Will you repeat only the lines from the one with "Convert this chart to matplotlib code." through the one with "a_red_trend = (0.418, 67.7)", both included, leaving every picture out?

Rows from a dataset of charts and code:

— Start —

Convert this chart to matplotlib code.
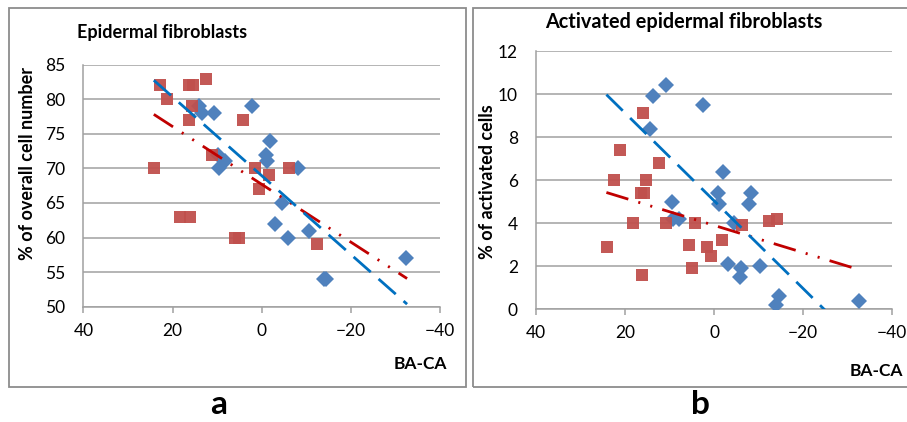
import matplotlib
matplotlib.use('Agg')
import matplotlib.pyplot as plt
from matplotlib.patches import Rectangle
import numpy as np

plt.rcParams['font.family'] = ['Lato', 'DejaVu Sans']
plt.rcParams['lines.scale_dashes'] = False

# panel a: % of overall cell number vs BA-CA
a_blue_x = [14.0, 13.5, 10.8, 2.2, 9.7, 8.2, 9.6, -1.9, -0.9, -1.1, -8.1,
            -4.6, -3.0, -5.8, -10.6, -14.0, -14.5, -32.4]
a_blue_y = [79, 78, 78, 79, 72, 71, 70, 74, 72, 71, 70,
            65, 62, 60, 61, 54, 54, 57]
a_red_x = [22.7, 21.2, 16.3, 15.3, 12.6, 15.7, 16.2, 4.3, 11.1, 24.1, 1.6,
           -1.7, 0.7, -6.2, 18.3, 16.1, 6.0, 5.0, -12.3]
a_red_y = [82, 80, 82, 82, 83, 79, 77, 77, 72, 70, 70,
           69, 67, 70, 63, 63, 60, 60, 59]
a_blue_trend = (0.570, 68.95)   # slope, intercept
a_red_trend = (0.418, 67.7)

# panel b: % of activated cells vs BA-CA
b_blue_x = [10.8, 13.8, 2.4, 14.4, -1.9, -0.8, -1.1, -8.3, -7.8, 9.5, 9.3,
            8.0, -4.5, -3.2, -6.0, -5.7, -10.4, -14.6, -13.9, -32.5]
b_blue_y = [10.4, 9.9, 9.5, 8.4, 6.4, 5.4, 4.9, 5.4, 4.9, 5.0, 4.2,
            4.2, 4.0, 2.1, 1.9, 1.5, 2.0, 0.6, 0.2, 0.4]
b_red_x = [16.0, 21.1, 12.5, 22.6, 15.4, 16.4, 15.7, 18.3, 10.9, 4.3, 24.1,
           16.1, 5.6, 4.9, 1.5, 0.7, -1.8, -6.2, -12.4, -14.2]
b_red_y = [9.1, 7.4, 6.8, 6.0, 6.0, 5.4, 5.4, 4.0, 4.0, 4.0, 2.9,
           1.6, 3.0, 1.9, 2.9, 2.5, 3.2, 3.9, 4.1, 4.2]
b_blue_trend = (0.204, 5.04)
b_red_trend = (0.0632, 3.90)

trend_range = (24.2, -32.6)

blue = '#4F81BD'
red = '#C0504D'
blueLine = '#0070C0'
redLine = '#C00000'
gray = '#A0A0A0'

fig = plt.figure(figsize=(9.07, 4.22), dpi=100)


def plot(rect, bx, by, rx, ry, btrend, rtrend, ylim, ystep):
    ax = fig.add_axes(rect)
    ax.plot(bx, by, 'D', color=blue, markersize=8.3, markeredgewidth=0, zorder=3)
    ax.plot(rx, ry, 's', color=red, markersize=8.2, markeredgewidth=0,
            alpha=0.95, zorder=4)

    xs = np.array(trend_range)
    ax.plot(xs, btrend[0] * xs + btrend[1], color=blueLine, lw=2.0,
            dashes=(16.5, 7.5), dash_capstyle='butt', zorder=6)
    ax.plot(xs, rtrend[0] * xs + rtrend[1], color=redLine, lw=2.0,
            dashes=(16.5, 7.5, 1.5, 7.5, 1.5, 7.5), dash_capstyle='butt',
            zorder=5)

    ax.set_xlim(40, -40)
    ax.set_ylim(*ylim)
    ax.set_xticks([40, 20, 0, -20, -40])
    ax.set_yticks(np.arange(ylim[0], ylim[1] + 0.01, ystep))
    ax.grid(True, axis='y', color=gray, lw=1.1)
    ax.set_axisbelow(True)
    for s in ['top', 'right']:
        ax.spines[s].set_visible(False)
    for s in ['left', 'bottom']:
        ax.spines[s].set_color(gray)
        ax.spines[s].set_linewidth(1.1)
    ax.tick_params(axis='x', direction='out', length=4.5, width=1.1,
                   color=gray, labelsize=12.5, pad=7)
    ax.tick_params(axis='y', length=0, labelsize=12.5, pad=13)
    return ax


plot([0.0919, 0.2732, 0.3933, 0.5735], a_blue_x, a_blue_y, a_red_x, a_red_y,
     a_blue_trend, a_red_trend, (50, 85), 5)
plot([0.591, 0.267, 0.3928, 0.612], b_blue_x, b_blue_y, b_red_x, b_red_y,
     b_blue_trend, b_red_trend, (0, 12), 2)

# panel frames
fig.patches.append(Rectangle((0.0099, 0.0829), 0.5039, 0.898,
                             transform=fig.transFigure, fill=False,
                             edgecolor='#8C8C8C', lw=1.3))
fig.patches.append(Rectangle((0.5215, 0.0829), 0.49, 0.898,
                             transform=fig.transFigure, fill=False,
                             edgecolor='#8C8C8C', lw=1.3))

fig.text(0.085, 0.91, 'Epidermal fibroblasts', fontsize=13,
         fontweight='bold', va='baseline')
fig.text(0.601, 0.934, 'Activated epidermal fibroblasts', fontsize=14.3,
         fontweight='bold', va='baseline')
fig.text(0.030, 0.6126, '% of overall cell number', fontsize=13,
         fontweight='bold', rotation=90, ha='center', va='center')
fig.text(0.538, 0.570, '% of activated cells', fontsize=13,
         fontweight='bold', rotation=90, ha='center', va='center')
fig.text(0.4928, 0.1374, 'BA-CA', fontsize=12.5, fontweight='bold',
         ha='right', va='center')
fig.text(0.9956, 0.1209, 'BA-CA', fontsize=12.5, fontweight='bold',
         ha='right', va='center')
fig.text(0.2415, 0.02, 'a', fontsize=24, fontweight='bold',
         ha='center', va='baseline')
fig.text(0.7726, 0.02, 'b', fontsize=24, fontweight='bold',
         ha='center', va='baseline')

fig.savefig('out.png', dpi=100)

— End —
— Start —

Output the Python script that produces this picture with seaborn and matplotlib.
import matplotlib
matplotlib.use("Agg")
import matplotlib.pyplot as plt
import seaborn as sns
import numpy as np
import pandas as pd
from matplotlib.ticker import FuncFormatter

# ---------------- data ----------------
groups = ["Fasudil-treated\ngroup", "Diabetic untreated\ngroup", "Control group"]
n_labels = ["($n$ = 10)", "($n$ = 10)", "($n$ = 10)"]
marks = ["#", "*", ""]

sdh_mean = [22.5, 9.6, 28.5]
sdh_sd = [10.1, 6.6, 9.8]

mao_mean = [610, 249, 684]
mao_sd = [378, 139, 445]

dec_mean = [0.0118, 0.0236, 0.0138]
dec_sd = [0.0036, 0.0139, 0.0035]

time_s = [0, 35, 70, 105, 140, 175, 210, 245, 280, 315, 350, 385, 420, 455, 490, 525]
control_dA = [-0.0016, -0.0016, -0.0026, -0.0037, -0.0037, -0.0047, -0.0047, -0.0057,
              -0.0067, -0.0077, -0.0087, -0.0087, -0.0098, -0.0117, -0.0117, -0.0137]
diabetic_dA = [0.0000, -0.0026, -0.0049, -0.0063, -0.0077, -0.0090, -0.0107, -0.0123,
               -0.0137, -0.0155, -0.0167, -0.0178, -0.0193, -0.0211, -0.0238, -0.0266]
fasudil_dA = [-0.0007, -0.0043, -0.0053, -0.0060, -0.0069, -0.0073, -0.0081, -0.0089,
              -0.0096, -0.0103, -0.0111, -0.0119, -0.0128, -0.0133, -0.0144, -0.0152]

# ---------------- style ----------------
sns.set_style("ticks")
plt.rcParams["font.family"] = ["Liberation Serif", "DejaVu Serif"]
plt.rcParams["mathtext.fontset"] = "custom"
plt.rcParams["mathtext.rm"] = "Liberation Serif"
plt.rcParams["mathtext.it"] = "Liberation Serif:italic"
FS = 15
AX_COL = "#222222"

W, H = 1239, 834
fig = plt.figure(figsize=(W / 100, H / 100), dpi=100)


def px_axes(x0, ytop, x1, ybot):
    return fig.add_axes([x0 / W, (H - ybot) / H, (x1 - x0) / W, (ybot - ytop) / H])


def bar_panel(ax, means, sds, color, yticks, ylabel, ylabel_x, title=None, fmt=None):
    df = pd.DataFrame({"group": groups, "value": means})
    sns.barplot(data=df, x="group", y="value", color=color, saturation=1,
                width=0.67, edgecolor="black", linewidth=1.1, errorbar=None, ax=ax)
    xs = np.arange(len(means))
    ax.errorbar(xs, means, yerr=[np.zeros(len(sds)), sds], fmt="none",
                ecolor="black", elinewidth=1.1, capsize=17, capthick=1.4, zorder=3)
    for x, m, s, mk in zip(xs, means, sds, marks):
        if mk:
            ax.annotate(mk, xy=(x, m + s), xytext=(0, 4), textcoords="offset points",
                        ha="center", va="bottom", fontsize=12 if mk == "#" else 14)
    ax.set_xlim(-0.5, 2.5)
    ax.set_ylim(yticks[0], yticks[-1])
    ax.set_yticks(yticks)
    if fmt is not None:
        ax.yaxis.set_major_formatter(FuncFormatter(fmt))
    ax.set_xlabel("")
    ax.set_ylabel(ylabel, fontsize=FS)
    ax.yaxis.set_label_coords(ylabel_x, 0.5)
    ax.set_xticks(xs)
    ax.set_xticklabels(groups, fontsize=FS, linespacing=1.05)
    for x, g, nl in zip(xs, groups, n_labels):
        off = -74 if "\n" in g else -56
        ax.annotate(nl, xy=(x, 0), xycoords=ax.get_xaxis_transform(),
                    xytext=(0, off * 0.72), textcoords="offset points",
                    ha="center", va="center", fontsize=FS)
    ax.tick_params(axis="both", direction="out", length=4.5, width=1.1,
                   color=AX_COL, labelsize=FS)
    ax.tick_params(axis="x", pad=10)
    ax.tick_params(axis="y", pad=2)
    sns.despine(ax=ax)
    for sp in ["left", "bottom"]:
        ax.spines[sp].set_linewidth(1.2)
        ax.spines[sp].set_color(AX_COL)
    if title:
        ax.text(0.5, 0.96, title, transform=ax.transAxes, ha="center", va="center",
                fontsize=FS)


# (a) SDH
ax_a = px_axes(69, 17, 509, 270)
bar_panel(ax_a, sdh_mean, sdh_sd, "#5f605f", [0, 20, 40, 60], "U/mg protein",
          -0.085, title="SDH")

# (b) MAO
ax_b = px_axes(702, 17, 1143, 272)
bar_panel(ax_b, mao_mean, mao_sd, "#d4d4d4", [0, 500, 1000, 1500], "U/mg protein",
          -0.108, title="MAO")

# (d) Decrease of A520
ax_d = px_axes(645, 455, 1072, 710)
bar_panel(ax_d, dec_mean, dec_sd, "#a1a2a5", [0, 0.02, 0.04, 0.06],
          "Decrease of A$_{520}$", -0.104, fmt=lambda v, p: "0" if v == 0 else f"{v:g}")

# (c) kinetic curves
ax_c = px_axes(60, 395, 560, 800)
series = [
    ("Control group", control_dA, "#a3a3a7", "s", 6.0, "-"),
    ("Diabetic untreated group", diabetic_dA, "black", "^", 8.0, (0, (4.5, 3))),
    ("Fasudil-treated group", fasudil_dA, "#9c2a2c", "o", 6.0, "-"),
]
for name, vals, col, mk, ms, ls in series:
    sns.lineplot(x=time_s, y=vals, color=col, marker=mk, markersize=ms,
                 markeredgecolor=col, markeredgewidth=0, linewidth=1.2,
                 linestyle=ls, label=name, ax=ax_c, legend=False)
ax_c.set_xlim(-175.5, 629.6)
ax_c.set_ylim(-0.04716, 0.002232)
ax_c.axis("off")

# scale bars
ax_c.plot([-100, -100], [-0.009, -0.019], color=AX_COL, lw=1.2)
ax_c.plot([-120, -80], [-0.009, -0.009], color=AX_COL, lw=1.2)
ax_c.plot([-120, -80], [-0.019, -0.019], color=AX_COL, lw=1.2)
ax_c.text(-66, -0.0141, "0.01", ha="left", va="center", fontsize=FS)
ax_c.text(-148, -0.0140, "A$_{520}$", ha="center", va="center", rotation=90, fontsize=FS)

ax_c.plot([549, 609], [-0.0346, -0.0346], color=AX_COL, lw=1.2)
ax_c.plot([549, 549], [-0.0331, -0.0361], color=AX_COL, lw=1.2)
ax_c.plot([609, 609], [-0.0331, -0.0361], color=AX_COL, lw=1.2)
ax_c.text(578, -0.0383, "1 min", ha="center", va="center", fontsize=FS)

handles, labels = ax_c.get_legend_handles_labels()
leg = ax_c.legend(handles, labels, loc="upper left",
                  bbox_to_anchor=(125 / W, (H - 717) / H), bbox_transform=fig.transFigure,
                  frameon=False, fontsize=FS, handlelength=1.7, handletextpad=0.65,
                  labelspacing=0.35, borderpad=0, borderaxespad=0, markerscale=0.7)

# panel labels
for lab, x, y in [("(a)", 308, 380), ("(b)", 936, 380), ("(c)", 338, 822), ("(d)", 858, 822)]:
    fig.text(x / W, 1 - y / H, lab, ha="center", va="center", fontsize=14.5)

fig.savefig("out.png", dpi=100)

— End —

SOLVED PROBLEM:
Convert this chart to matplotlib code.
import matplotlib
matplotlib.use('Agg')
import matplotlib.pyplot as plt
from matplotlib.patches import Rectangle
import numpy as np

plt.rcParams['font.family'] = ['Lato', 'DejaVu Sans']
plt.rcParams['lines.scale_dashes'] = False

# panel a: % of overall cell number vs BA-CA
a_blue_x = [14.0, 13.5, 10.8, 2.2, 9.7, 8.2, 9.6, -1.9, -0.9, -1.1, -8.1,
            -4.6, -3.0, -5.8, -10.6, -14.0, -14.5, -32.4]
a_blue_y = [79, 78, 78, 79, 72, 71, 70, 74, 72, 71, 70,
            65, 62, 60, 61, 54, 54, 57]
a_red_x = [22.7, 21.2, 16.3, 15.3, 12.6, 15.7, 16.2, 4.3, 11.1, 24.1, 1.6,
           -1.7, 0.7, -6.2, 18.3, 16.1, 6.0, 5.0, -12.3]
a_red_y = [82, 80, 82, 82, 83, 79, 77, 77, 72, 70, 70,
           69, 67, 70, 63, 63, 60, 60, 59]
a_blue_trend = (0.570, 68.95)   # slope, intercept
a_red_trend = (0.418, 67.7)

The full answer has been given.